• **Exercise**:
Quote every line as written. Omit pictures.

[Start Data excerpt]

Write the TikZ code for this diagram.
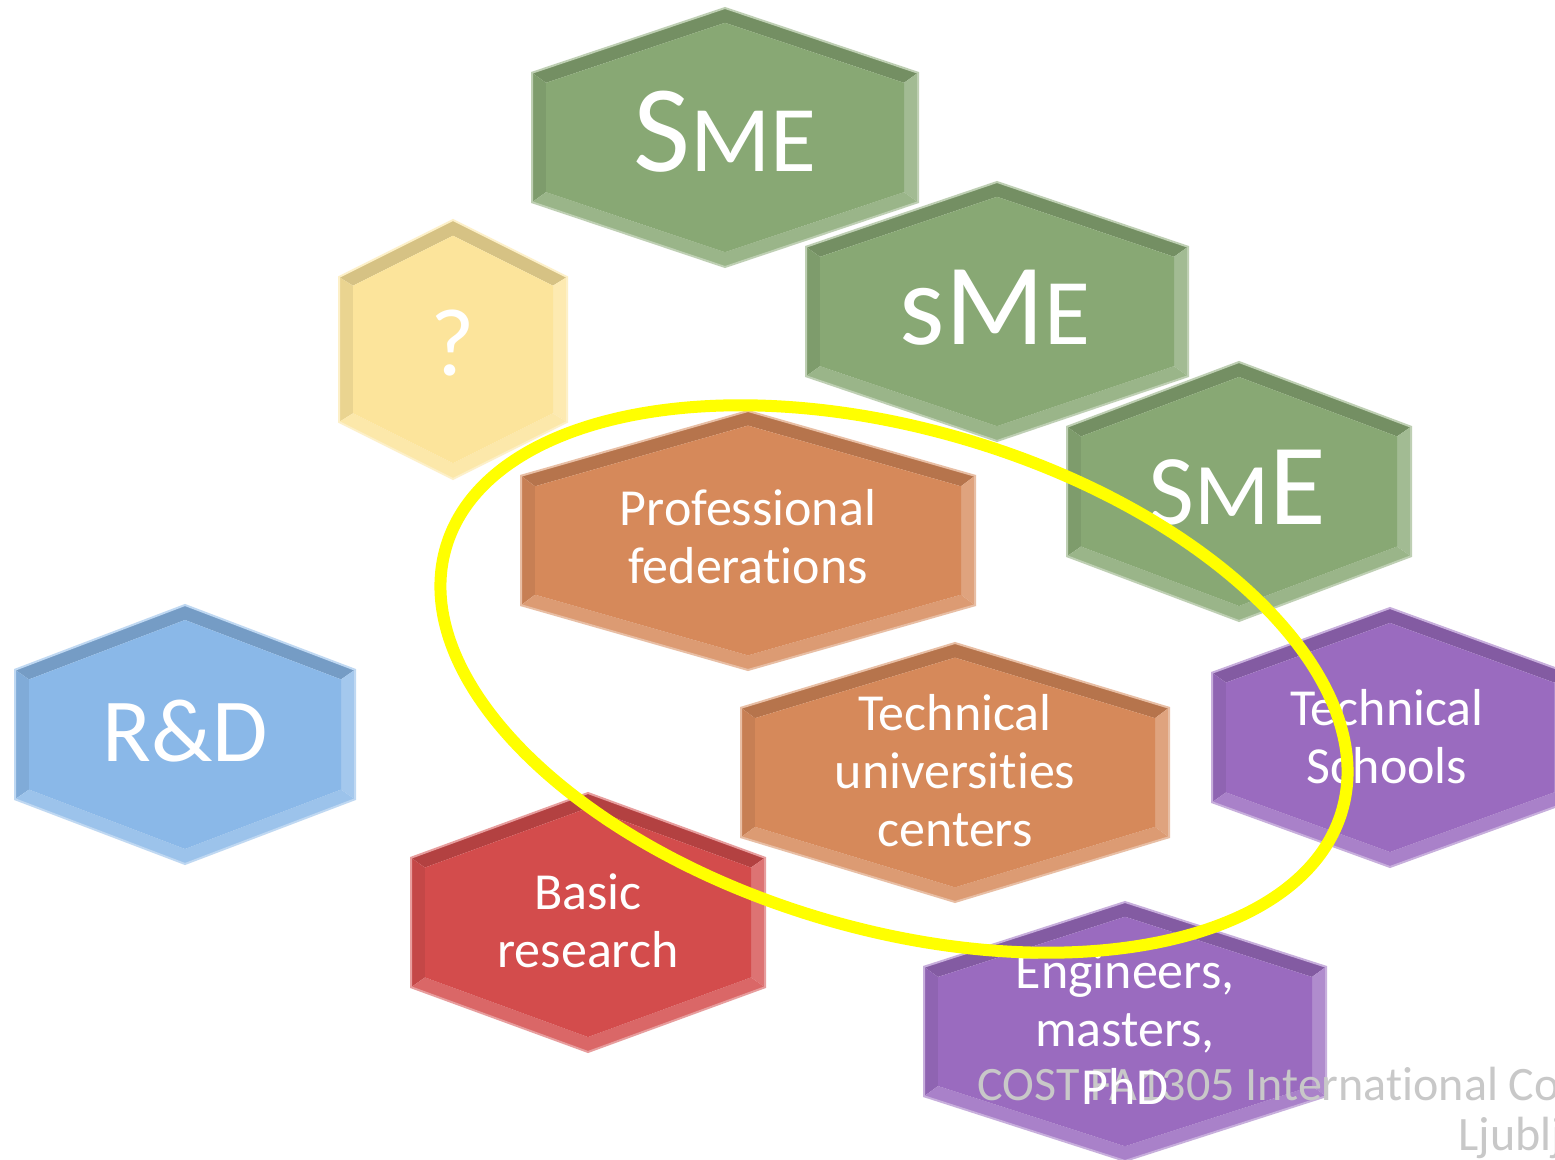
\documentclass[tikz,border=0pt]{standalone}
\usepackage{fontspec}
\setmainfont{Carlito}[Ligatures=NoCommon]
\usepackage{xcolor}
\usepackage{tikz}
\usetikzlibrary{calc}
\definecolor{smegreen}{HTML}{88A874}
\definecolor{questyellow}{HTML}{FCE49B}
\definecolor{profochre}{HTML}{D6895A}
\definecolor{rdblue}{HTML}{8AB8E8}
\definecolor{basicred}{HTML}{D34C4C}
\definecolor{schoolpurple}{HTML}{9A6BBF}
\definecolor{ring}{HTML}{FFFF00}
\definecolor{footer}{HTML}{C8C8C8}
\tikzset{
  hexlab/.style={text=white, align=center, inner sep=0pt, font={\fontsize{26}{29}\selectfont}},
  biglab/.style={text=white, anchor=base, inner sep=0pt},
  footlab/.style={text=footer, anchor=base west, inner sep=0pt, font={\fontsize{24}{29}\selectfont}},
  ringline/.style={draw=ring, line width=6pt}
}

\begin{document}
\begin{tikzpicture}[x=0.5pt, y=-0.5pt]
  \useasboundingbox (0,0) rectangle (1555,1160);
  \fill[white] (0,0) rectangle (1555,1160);

  % hexagons: name / centre x / top y / half width / colour
  \foreach \nm/\cx/\ty/\hw/\col in {
      sme/725/8/193/smegreen, smetwo/997/182/191/smegreen, smethree/1239/362/172/smegreen,
      ques/453/220/114/questyellow, rd/185/605/170/rdblue,
      prof/748/411/227/profochre, tech/955/643/214/profochre,
      school/1390/608/178/schoolpurple, basic/588/793/177/basicred,
      eng/1125/902/201/schoolpurple}{
    \pgfmathsetmacro\qq{0.25*min(2*\hw,259)}
    \pgfmathsetmacro\slope{\qq/\hw}
    \pgfmathsetmacro\kk{14*sqrt(1+\slope*\slope)}
    \pgfmathsetmacro\xl{\cx-\hw}
    \pgfmathsetmacro\xr{\cx+\hw}
    \pgfmathsetmacro\xli{\xl+14}
    \pgfmathsetmacro\xri{\xr-14}
    \pgfmathsetmacro\ya{\ty+\qq}
    \pgfmathsetmacro\yb{\ty+259-\qq}
    \pgfmathsetmacro\yc{\ty+259}
    \pgfmathsetmacro\yti{\ty+\kk}
    \pgfmathsetmacro\yai{\ty+\slope*(\hw-14)+\kk}
    \pgfmathsetmacro\ybi{\yc-\slope*(\hw-14)-\kk}
    \pgfmathsetmacro\yci{\yc-\kk}
    % bevel facets
    \fill[fill=\col!85!black] (\xl,\ya) -- (\cx,\ty) -- (\xr,\ya) -- (\xri,\yai) -- (\cx,\yti) -- (\xli,\yai) -- cycle;
    \fill[fill=\col!93!black] (\xl,\ya) -- (\xli,\yai) -- (\xli,\ybi) -- (\xl,\yb) -- cycle;
    \fill[fill=\col!78!white] (\xr,\ya) -- (\xri,\yai) -- (\xri,\ybi) -- (\xr,\yb) -- cycle;
    \fill[fill=\col!85!white] (\xl,\yb) -- (\xli,\ybi) -- (\cx,\yci) -- (\xri,\ybi) -- (\xr,\yb) -- (\cx,\yc) -- cycle;
    \fill[fill=\col] (\cx,\yti) -- (\xri,\yai) -- (\xri,\ybi) -- (\cx,\yci) -- (\xli,\ybi) -- (\xli,\yai) -- cycle;
    \draw[draw=\col!55!white, line width=1pt] (\cx,\ty) -- (\xr,\ya) -- (\xr,\yb) -- (\cx,\yc) -- (\xl,\yb) -- (\xl,\ya) -- cycle;
    \coordinate (\nm) at (\cx,\ty+129.5);
  }

  % footer
  \node[footlab] (cost) at (977,1100) {COST FA1305 International Co};
  \node[footlab] (city) at (1458,1150) {Ljublja};

  % labels
  \node[biglab] (smetxt) at ($(sme)+(0,34.5)$) {\fontsize{62}{62}\selectfont S\fontsize{47}{47}\selectfont ME};
  \node[biglab] (smetwotxt) at ($(smetwo)+(-2,33.5)$) {\fontsize{58}{58}\selectfont sM\fontsize{47}{47}\selectfont E};
  \node[biglab] (smethreetxt) at ($(smethree)+(-2,33.5)$) {\fontsize{50}{50}\selectfont S\fontsize{44}{44}\selectfont M\fontsize{58}{58}\selectfont E};
  \node[biglab] (questxt) at ($(ques)+(0,26.5)$) {\fontsize{48}{48}\selectfont ?};
  \node[biglab] (rdtxt) at ($(rd)+(0,27.5)$) {\fontsize{45}{45}\selectfont R\&D};
  \node[hexlab] (proftxt) at ($(prof)+(0,-3.5)$) {Professional\\federations};
  \node[hexlab] (techtxt) at ($(tech)+(0,-1.5)$) {Technical\\universities\\centers};
  \node[hexlab] (schooltxt) at ($(school)+(-3,-1)$) {Technical\\Schools};
  \node[hexlab] (basictxt) at ($(basic)+(0,-1.5)$) {Basic\\research};
  \node[hexlab] (engtxt) at ($(eng)+(0,-3)$) {Engineers,\\masters,\\PhD};

  % ring round the middle
  \draw[ringline, rotate around={-16.4:(894,679)}] (894,679) ellipse [x radius=467, y radius=250];
\end{tikzpicture}
\end{document}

[End Data excerpt]

• **Answer to this task**:
Write the TikZ code for this diagram.
\documentclass[tikz,border=0pt]{standalone}
\usepackage{fontspec}
\setmainfont{Carlito}[Ligatures=NoCommon]
\usepackage{xcolor}
\usepackage{tikz}
\usetikzlibrary{calc}
\definecolor{smegreen}{HTML}{88A874}
\definecolor{questyellow}{HTML}{FCE49B}
\definecolor{profochre}{HTML}{D6895A}
\definecolor{rdblue}{HTML}{8AB8E8}
\definecolor{basicred}{HTML}{D34C4C}
\definecolor{schoolpurple}{HTML}{9A6BBF}
\definecolor{ring}{HTML}{FFFF00}
\definecolor{footer}{HTML}{C8C8C8}
\tikzset{
  hexlab/.style={text=white, align=center, inner sep=0pt, font={\fontsize{26}{29}\selectfont}},
  biglab/.style={text=white, anchor=base, inner sep=0pt},
  footlab/.style={text=footer, anchor=base west, inner sep=0pt, font={\fontsize{24}{29}\selectfont}},
  ringline/.style={draw=ring, line width=6pt}
}

\begin{document}
\begin{tikzpicture}[x=0.5pt, y=-0.5pt]
  \useasboundingbox (0,0) rectangle (1555,1160);
  \fill[white] (0,0) rectangle (1555,1160);

  % hexagons: name / centre x / top y / half width / colour
  \foreach \nm/\cx/\ty/\hw/\col in {
      sme/725/8/193/smegreen, smetwo/997/182/191/smegreen, smethree/1239/362/172/smegreen,
      ques/453/220/114/questyellow, rd/185/605/170/rdblue,
      prof/748/411/227/profochre, tech/955/643/214/profochre,
      school/1390/608/178/schoolpurple, basic/588/793/177/basicred,
      eng/1125/902/201/schoolpurple}{
    \pgfmathsetmacro\qq{0.25*min(2*\hw,259)}
    \pgfmathsetmacro\slope{\qq/\hw}
    \pgfmathsetmacro\kk{14*sqrt(1+\slope*\slope)}
    \pgfmathsetmacro\xl{\cx-\hw}
    \pgfmathsetmacro\xr{\cx+\hw}
    \pgfmathsetmacro\xli{\xl+14}
    \pgfmathsetmacro\xri{\xr-14}
    \pgfmathsetmacro\ya{\ty+\qq}
    \pgfmathsetmacro\yb{\ty+259-\qq}
    \pgfmathsetmacro\yc{\ty+259}
    \pgfmathsetmacro\yti{\ty+\kk}
    \pgfmathsetmacro\yai{\ty+\slope*(\hw-14)+\kk}
    \pgfmathsetmacro\ybi{\yc-\slope*(\hw-14)-\kk}
    \pgfmathsetmacro\yci{\yc-\kk}
    % bevel facets
    \fill[fill=\col!85!black] (\xl,\ya) -- (\cx,\ty) -- (\xr,\ya) -- (\xri,\yai) -- (\cx,\yti) -- (\xli,\yai) -- cycle;
    \fill[fill=\col!93!black] (\xl,\ya) -- (\xli,\yai) -- (\xli,\ybi) -- (\xl,\yb) -- cycle;
    \fill[fill=\col!78!white] (\xr,\ya) -- (\xri,\yai) -- (\xri,\ybi) -- (\xr,\yb) -- cycle;
    \fill[fill=\col!85!white] (\xl,\yb) -- (\xli,\ybi) -- (\cx,\yci) -- (\xri,\ybi) -- (\xr,\yb) -- (\cx,\yc) -- cycle;
    \fill[fill=\col] (\cx,\yti) -- (\xri,\yai) -- (\xri,\ybi) -- (\cx,\yci) -- (\xli,\ybi) -- (\xli,\yai) -- cycle;
    \draw[draw=\col!55!white, line width=1pt] (\cx,\ty) -- (\xr,\ya) -- (\xr,\yb) -- (\cx,\yc) -- (\xl,\yb) -- (\xl,\ya) -- cycle;
    \coordinate (\nm) at (\cx,\ty+129.5);
  }

  % footer
  \node[footlab] (cost) at (977,1100) {COST FA1305 International Co};
  \node[footlab] (city) at (1458,1150) {Ljublja};

  % labels
  \node[biglab] (smetxt) at ($(sme)+(0,34.5)$) {\fontsize{62}{62}\selectfont S\fontsize{47}{47}\selectfont ME};
  \node[biglab] (smetwotxt) at ($(smetwo)+(-2,33.5)$) {\fontsize{58}{58}\selectfont sM\fontsize{47}{47}\selectfont E};
  \node[biglab] (smethreetxt) at ($(smethree)+(-2,33.5)$) {\fontsize{50}{50}\selectfont S\fontsize{44}{44}\selectfont M\fontsize{58}{58}\selectfont E};
  \node[biglab] (questxt) at ($(ques)+(0,26.5)$) {\fontsize{48}{48}\selectfont ?};
  \node[biglab] (rdtxt) at ($(rd)+(0,27.5)$) {\fontsize{45}{45}\selectfont R\&D};
  \node[hexlab] (proftxt) at ($(prof)+(0,-3.5)$) {Professional\\federations};
  \node[hexlab] (techtxt) at ($(tech)+(0,-1.5)$) {Technical\\universities\\centers};
  \node[hexlab] (schooltxt) at ($(school)+(-3,-1)$) {Technical\\Schools};
  \node[hexlab] (basictxt) at ($(basic)+(0,-1.5)$) {Basic\\research};
  \node[hexlab] (engtxt) at ($(eng)+(0,-3)$) {Engineers,\\masters,\\PhD};

  % ring round the middle
  \draw[ringline, rotate around={-16.4:(894,679)}] (894,679) ellipse [x radius=467, y radius=250];
\end{tikzpicture}
\end{document}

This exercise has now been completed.